End of 2020: Tempo Last Word

A final farewell to 2020

Miracle of miracles, the crazy year that was 2020 is over.

It is hard to believe, looking back, everything that happened in a few months due to a virus.

From March to December, Taos, like the rest of the state, has endured closed schools, empty shelves and sports venues, lost jobs, shuttered or struggling businesses, exhausted front line workers, hospitals near patient capacity and loved ones who died - all due to COVID-19. Masks became a regular part of our wardrobes. Hands have never been cleaner from all the washing. Social isolation has weighed heavily on many.

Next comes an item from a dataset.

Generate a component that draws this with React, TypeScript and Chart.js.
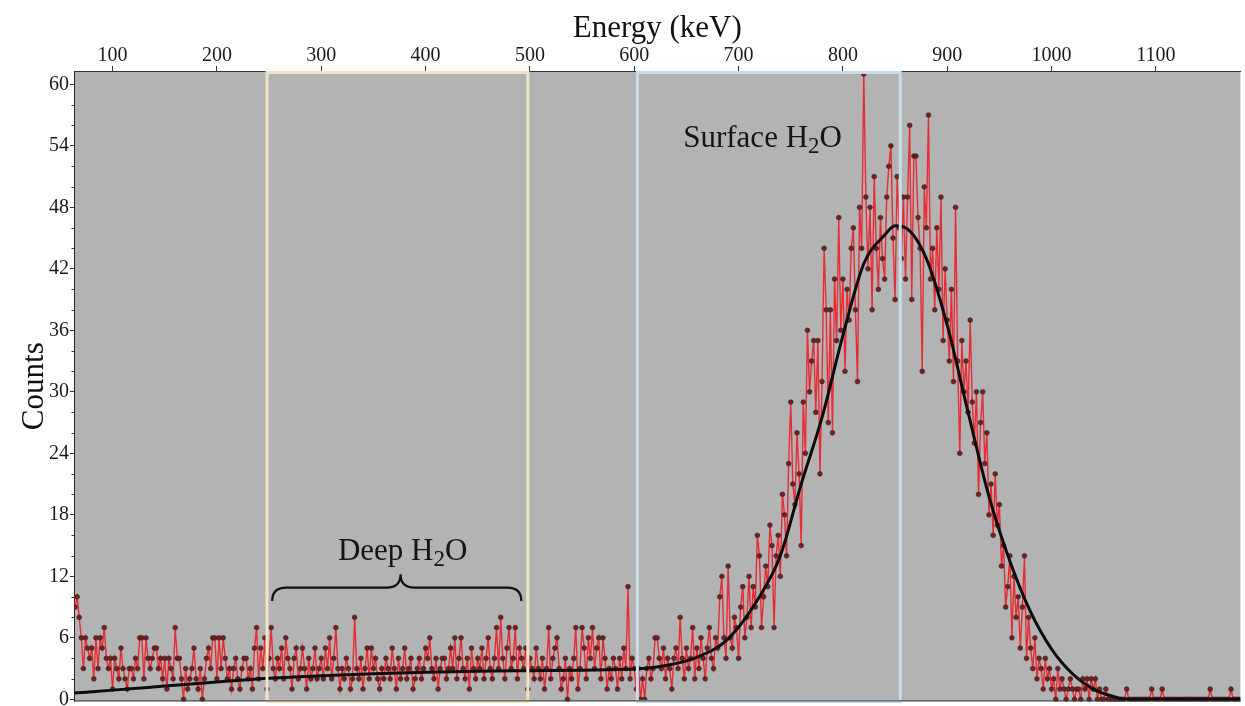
import React, { useEffect, useRef } from "react";
import { Chart, registerables } from "chart.js";

Chart.register(...registerables);

// ---------- data ----------
const CHANNEL_START = 62; // keV of first channel
const CHANNEL_STEP = 2; // keV per channel

const counts062to160 = [10,9,10,8,6,3,6,5,4,5,2,6,3,6,5,7,4,3,4,1,4,3,2,5,3,2,1,3,3,2,4,3,6,6,2,6,4,3,4,5,5,3,4,2,4,1,4,3,2,7];
const counts162to260 = [4,4,2,0,3,1,2,3,5,2,1,3,0,2,4,5,3,6,6,2,6,3,6,4,2,3,1,3,4,2,1,3,4,4,2,3,1,5,7,2,5,3,6,1,4,7,3,2,4,3];
const counts262to360 = [5,2,6,4,3,1,4,5,2,3,5,3,1,4,2,3,5,2,3,4,2,5,3,6,2,4,7,3,1,3,2,4,3,1,2,8,3,2,4,1,3,5,2,5,3,4,2,1,3,2];
const counts362to460 = [4,3,2,5,3,1,4,2,3,5,2,3,4,1,2,3,4,2,3,5,4,6,3,2,4,1,3,4,4,2,3,5,3,6,2,4,6,3,2,4,1,5,3,2,4,3,5,2,4,6];
const counts462to560 = [3,2,4,7,3,8,4,2,5,7,3,4,7,2,5,4,3,5,1,4,3,2,5,3,2,4,1,3,7,2,4,5,6,3,1,2,4,0,3,2,4,7,1,3,7,5,2,6,4,7];
const counts562to660 = [3,5,6,2,6,4,1,3,2,4,3,1,4,2,5,3,11,2,4,3,1,3,0,2,0,3,4,2,3,6,6,4,3,5,2,4,3,1,4,5,3,8,4,2,5,3,4,7,2,5];
const counts662to760 = [3,6,4,2,5,7,4,3,6,5,10,12,6,4,13,6,5,8,7,4,9,11,6,8,12,7,11,9,16,14,7,10,13,11,17,15,7,14,16,12,20,18,14,23,29,21,19,26,22,15];
const counts762to860 = [29,24,36,30,33,35,28,35,22,31,44,38,27,38,26,41,35,47,36,41,32,40,37,44,46,38,31,48,44,61,49,42,48,38,51,44,40,47,43,41,49,52,54,45,39,51,46,43,49,41];
const counts862to960 = [49,56,39,53,53,47,44,32,50,46,57,41,44,38,46,40,49,35,42,37,33,40,31,48,33,24,35,30,33,28,37,29,25,30,20,27,30,23,26,18,21,16,22,17,19,13,15,9,11,14];
const counts962to1060 = [6,12,8,10,5,9,14,4,8,5,3,6,2,4,3,1,4,2,3,1,2,0,3,1,2,1,0,1,2,1,0,1,1,0,2,1,2,0,2,1,2,0,1,0,0,1,0,0,0,0];
const counts1062to1180 = [
  0,0,0,0,0,1,0,0,0,0,
  0,0,0,0,0,0,0,1,0,0,
  0,0,1,0,0,0,0,0,0,0,
  0,0,0,0,0,0,0,0,0,0,
  0,0,0,0,0,1,0,0,0,0,
  0,0,0,0,0,1,0,0,0,0,
];

const countSegments = [
  counts062to160, counts162to260, counts262to360, counts362to460, counts462to560,
  counts562to660, counts662to760, counts762to860, counts862to960, counts962to1060, counts1062to1180,
];

// fitted curve (keV, counts)
const fitEnergy = [62,100,150,200,250,300,350,400,450,500,550,600,630,660,690,720,740,760,780,800,820,840,850,860,880,900,920,940,960,980,1000,1020,1040,1060,1070,1181];
const fitCounts = [0.6,0.9,1.3,1.7,2.05,2.3,2.5,2.65,2.75,2.8,2.85,2.95,3.3,4.1,5.9,10.0,14.0,21.0,27.5,35.5,42.5,45.3,46.2,46.0,43.0,36.5,28.0,19.8,13.5,8.5,4.9,2.5,1.0,0.25,0,0];

const xTickValues = [100,200,300,400,500,600,700,800,900,1000,1100];
const yTickValues = [0,6,12,18,24,30,36,42,48,54,60];
const yMinorValues = [2,4,8,10,14,16,20,22,26,28,32,34,38,40,44,46,50,52,56,58];

const deepWindow = [248, 498];
const surfaceWindow = [603, 855];

// ---------- layout / style ----------
const X_MIN = 63;
const X_MAX = 1181;
const Y_MIN = -0.2;
const Y_MAX = 61.3;
const SERIF = '"Liberation Serif", "Times New Roman", serif';
const PLOT_BG = "#b3b3b3";

const surfaceLabel = { main: "Surface H", sub: "2", tail: "O", x: 723, y: 53.9 };
const deepLabel = { main: "Deep H", sub: "2", tail: "O", x: 378, y: 13.55 };
const brace = { x0: 253, x1: 491.7, xm: 376, yArm: 10.9, yTip: 12.2, yEnd: 9.6 };

function drawSubLabel(ctx: CanvasRenderingContext2D, cx: number, baseY: number, lab: any, size: number) {
  const subSize = Math.round(size * 0.75);
  ctx.font = `${size}px ${SERIF}`;
  const w1 = ctx.measureText(lab.main).width;
  const w3 = ctx.measureText(lab.tail).width;
  ctx.font = `${subSize}px ${SERIF}`;
  const w2 = ctx.measureText(lab.sub).width;
  const start = cx - (w1 + w2 + w3) / 2;
  ctx.textBaseline = "alphabetic";
  ctx.textAlign = "left";
  ctx.fillStyle = "#151515";
  ctx.font = `${size}px ${SERIF}`;
  ctx.fillText(lab.main, start, baseY);
  ctx.font = `${subSize}px ${SERIF}`;
  ctx.fillText(lab.sub, start + w1, baseY + 6);
  ctx.font = `${size}px ${SERIF}`;
  ctx.fillText(lab.tail, start + w1 + w2, baseY);
}

export default function App() {
  const ref = useRef<HTMLCanvasElement>(null);

  useEffect(() => {
    const canvas = ref.current;
    if (!canvas) return;

    const counts = countSegments.flat();
    const dataPoints = counts.map((c, i) => ({ x: CHANNEL_START + CHANNEL_STEP * i, y: c }));
    const fitPoints = fitEnergy.map((e, i) => ({ x: e, y: fitCounts[i] }));

    const decor = {
      id: "decor",
      beforeDraw(chart: any) {
        const { ctx, chartArea: a } = chart;
        ctx.save();
        ctx.fillStyle = PLOT_BG;
        ctx.fillRect(a.left, a.top, a.right - a.left, a.bottom - a.top);
        ctx.restore();
      },
      afterDatasetsDraw(chart: any) {
        const { ctx, chartArea: a, scales } = chart;
        const xs = scales.x;
        const ys = scales.y;
        ctx.save();
        // windows
        const drawBox = (r: number[], color: string) => {
          const l = xs.getPixelForValue(r[0]);
          const rr = xs.getPixelForValue(r[1]);
          ctx.strokeStyle = color;
          ctx.lineWidth = 3;
          ctx.strokeRect(l, a.top + 1.5, rr - l, a.bottom - a.top - 1.5);
        };
        drawBox(deepWindow, "#efe5c4");
        drawBox(surfaceWindow, "#c8dcea");

        // bottom line
        ctx.strokeStyle = "#333";
        ctx.lineWidth = 1;
        ctx.beginPath();
        ctx.moveTo(a.left, a.bottom - 0.5);
        ctx.lineTo(a.right, a.bottom - 0.5);
        ctx.stroke();

        // brace
        const X0 = xs.getPixelForValue(brace.x0);
        const X1 = xs.getPixelForValue(brace.x1);
        const XM = xs.getPixelForValue(brace.xm);
        const YA = ys.getPixelForValue(brace.yArm);
        const YT = ys.getPixelForValue(brace.yTip);
        const YE = ys.getPixelForValue(brace.yEnd);
        const r = 14;
        ctx.strokeStyle = "#111";
        ctx.lineWidth = 2.2;
        ctx.beginPath();
        ctx.moveTo(X0, YE);
        ctx.quadraticCurveTo(X0, YA, X0 + r, YA);
        ctx.lineTo(XM - r, YA);
        ctx.quadraticCurveTo(XM, YA, XM, YT);
        ctx.quadraticCurveTo(XM, YA, XM + r, YA);
        ctx.lineTo(X1 - r, YA);
        ctx.quadraticCurveTo(X1, YA, X1, YE);
        ctx.stroke();

        // labels
        drawSubLabel(ctx, xs.getPixelForValue(surfaceLabel.x), ys.getPixelForValue(surfaceLabel.y), surfaceLabel, 31);
        drawSubLabel(ctx, xs.getPixelForValue(deepLabel.x), ys.getPixelForValue(deepLabel.y), deepLabel, 31);

        // minor ticks on y axis
        ctx.strokeStyle = "#333";
        ctx.lineWidth = 1;
        ctx.beginPath();
        yMinorValues.forEach((v) => {
          const py = Math.round(ys.getPixelForValue(v)) + 0.5;
          ctx.moveTo(a.left - 2.5, py);
          ctx.lineTo(a.left, py);
        });
        ctx.stroke();
        ctx.restore();
      },
    };

    const chart = new Chart(canvas, {
      type: "line",
      data: {
        datasets: [
          {
            label: "fit",
            data: fitPoints,
            borderColor: "#0d0d0d",
            borderWidth: 3,
            pointRadius: 0,
            cubicInterpolationMode: "monotone",
            order: 0,
          },
          {
            label: "counts",
            data: dataPoints,
            borderColor: "rgba(236,30,38,0.9)",
            borderWidth: 1.4,
            pointRadius: 2.4,
            pointBackgroundColor: "#6a2424",
            pointBorderColor: "#4a1818",
            pointBorderWidth: 0.6,
            tension: 0,
            order: 1,
          },
        ],
      } as any,
      options: {
        responsive: false,
        animation: false,
        devicePixelRatio: 1,
        events: [],
        layout: { padding: { left: 0, right: 0, top: 0, bottom: 1 } },
        plugins: { legend: { display: false }, tooltip: { enabled: false } },
        scales: {
          x: {
            type: "linear",
            position: "top",
            min: X_MIN,
            max: X_MAX,
            afterBuildTicks: (s: any) => {
              s.ticks = xTickValues.map((v) => ({ value: v }));
            },
            afterFit: (s: any) => {
              s.height = 71;
              s.paddingLeft = 0;
              s.paddingRight = 0;
            },
            grid: { drawOnChartArea: false, drawTicks: true, tickLength: 5, color: "#333" },
            border: { display: true, color: "#333", width: 1 },
            ticks: {
              font: { family: SERIF, size: 20, lineHeight: 1 },
              color: "#1a1a1a",
              padding: 0,
              maxRotation: 0,
              autoSkip: false,
              callback: (v: any) => String(v),
            },
            title: {
              display: true,
              text: "Energy (keV)",
              font: { family: SERIF, size: 31 },
              color: "#111",
              padding: { top: 10, bottom: 0 },
            },
          },
          y: {
            type: "linear",
            position: "left",
            min: Y_MIN,
            max: Y_MAX,
            afterBuildTicks: (s: any) => {
              s.ticks = yTickValues.map((v) => ({ value: v }));
            },
            afterFit: (s: any) => {
              s.width = 74;
              s.paddingTop = 0;
              s.paddingBottom = 0;
            },
            grid: { drawOnChartArea: false, drawTicks: true, tickLength: 4, color: "#333" },
            border: { display: true, color: "#222", width: 1 },
            ticks: {
              font: { family: SERIF, size: 20, lineHeight: 1 },
              color: "#1a1a1a",
              padding: 1,
              autoSkip: false,
              callback: (v: any) => String(v),
            },
            title: {
              display: true,
              text: "Counts",
              font: { family: SERIF, size: 31 },
              color: "#111",
              padding: { top: 16, bottom: 0 },
            },
          },
        },
      } as any,
      plugins: [decor],
    });

    return () => chart.destroy();
  }, []);

  return (
    <div style={{ position: "fixed", left: 0, top: 0, width: 1245, height: 706, background: "#fff" }}>
      <canvas ref={ref} width={1245} height={706} style={{ display: "block", width: 1245, height: 706 }} />
    </div>
  );
}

Despite the terrible cost, the pandemic had some silver linings. Parents, forced to have kids at home learning online, appreciate the hard work of teaching like never before. With few options for entertainment during shutdowns, more people explored the outdoors. The urban environment had a much-needed breather from the constant rush and pollution of human activity. Neighbors and strangers worked to help each other through tough times. Hugs never seemed so precious.

It's time to turn the page on the old year and leap into 2021 with hope, perseverance, creativity and kindness.

Local leaders proved themselves adept at leaping in and handling a crisis the likes of which they had not dealt with before. Taos Pueblo's Governor and War Chief and their staff - as noted in a story in this week's Taos News - the town of Taos mayor, council and manager, Taos County, Holy Cross Medical Center and the leaders in surrounding communities, made hard choices. They were criticized, of course, for their decisions. But they stood their ground, paid attention to the science of how best to address the pandemic and adhered to the governor's public health orders.

When systems are tested and upended, like they were during the pandemic, it paves the way for new, better ways of doing things.

Taos has always had creative people. Some, like those at TiLT, are looking at ways to recycle plastic and start a new business at the same time. Others, including a group of young farmers, realized their ongoing effort to rebuild a local food network is more important than ever to ensure the community can feed itself. What else might Taoseños and neighbors in the region come up with that is completely innovative to address the ongoing challenges before us?

Never was there a time more important than now to have creative ideas on new businesses, rebuilding a local food safety net and addressing climate change.

Perhaps 2021 will be the year of innovation.

From everyone at the Taos News, we wish you all a Happy and Healthy New Year!